# START OF DATA PROVIDED
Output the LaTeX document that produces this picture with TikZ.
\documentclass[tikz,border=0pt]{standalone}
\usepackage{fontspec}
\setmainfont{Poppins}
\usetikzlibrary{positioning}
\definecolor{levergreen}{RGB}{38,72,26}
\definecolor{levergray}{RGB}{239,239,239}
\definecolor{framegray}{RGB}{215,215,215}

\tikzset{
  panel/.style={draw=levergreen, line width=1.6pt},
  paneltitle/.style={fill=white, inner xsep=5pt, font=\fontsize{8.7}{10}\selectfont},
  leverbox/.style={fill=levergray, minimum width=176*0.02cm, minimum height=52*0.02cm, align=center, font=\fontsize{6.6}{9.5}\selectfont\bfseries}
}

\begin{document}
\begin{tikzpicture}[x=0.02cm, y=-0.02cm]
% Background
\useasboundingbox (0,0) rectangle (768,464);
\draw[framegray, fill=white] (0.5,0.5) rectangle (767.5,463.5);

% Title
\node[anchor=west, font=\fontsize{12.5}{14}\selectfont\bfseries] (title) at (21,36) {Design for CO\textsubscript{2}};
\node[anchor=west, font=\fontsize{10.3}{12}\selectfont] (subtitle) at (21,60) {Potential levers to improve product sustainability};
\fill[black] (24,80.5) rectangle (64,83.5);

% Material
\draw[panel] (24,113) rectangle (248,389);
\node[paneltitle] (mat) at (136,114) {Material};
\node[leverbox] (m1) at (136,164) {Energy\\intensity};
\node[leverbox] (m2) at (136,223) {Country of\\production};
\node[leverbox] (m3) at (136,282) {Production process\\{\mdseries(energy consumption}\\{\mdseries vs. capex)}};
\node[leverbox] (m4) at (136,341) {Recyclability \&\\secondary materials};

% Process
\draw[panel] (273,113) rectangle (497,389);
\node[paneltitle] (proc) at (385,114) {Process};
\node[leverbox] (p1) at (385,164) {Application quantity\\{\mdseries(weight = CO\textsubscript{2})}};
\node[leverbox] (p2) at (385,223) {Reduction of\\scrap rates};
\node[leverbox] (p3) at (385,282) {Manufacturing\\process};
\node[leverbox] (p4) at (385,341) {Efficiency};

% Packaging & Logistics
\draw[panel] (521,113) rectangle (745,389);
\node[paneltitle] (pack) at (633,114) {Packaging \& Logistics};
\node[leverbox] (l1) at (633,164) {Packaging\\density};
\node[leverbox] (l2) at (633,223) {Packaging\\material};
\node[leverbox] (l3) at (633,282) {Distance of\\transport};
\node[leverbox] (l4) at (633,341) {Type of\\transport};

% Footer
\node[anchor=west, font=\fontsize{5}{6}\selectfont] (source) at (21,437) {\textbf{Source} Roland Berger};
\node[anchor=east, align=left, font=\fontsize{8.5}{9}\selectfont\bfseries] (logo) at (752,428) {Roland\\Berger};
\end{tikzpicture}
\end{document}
# END OF DATA PROVIDED
PROBLEM TO SOLVE:
Please print exactly what appears from the first line of the data through the line with "(p4) at (385,341)", including both of those lines and nothing past them.

RESULT OF THE EXERCISE:
Output the LaTeX document that produces this picture with TikZ.
\documentclass[tikz,border=0pt]{standalone}
\usepackage{fontspec}
\setmainfont{Poppins}
\usetikzlibrary{positioning}
\definecolor{levergreen}{RGB}{38,72,26}
\definecolor{levergray}{RGB}{239,239,239}
\definecolor{framegray}{RGB}{215,215,215}

\tikzset{
  panel/.style={draw=levergreen, line width=1.6pt},
  paneltitle/.style={fill=white, inner xsep=5pt, font=\fontsize{8.7}{10}\selectfont},
  leverbox/.style={fill=levergray, minimum width=176*0.02cm, minimum height=52*0.02cm, align=center, font=\fontsize{6.6}{9.5}\selectfont\bfseries}
}

\begin{document}
\begin{tikzpicture}[x=0.02cm, y=-0.02cm]
% Background
\useasboundingbox (0,0) rectangle (768,464);
\draw[framegray, fill=white] (0.5,0.5) rectangle (767.5,463.5);

% Title
\node[anchor=west, font=\fontsize{12.5}{14}\selectfont\bfseries] (title) at (21,36) {Design for CO\textsubscript{2}};
\node[anchor=west, font=\fontsize{10.3}{12}\selectfont] (subtitle) at (21,60) {Potential levers to improve product sustainability};
\fill[black] (24,80.5) rectangle (64,83.5);

% Material
\draw[panel] (24,113) rectangle (248,389);
\node[paneltitle] (mat) at (136,114) {Material};
\node[leverbox] (m1) at (136,164) {Energy\\intensity};
\node[leverbox] (m2) at (136,223) {Country of\\production};
\node[leverbox] (m3) at (136,282) {Production process\\{\mdseries(energy consumption}\\{\mdseries vs. capex)}};
\node[leverbox] (m4) at (136,341) {Recyclability \&\\secondary materials};

% Process
\draw[panel] (273,113) rectangle (497,389);
\node[paneltitle] (proc) at (385,114) {Process};
\node[leverbox] (p1) at (385,164) {Application quantity\\{\mdseries(weight = CO\textsubscript{2})}};
\node[leverbox] (p2) at (385,223) {Reduction of\\scrap rates};
\node[leverbox] (p3) at (385,282) {Manufacturing\\process};
\node[leverbox] (p4) at (385,341) {Efficiency};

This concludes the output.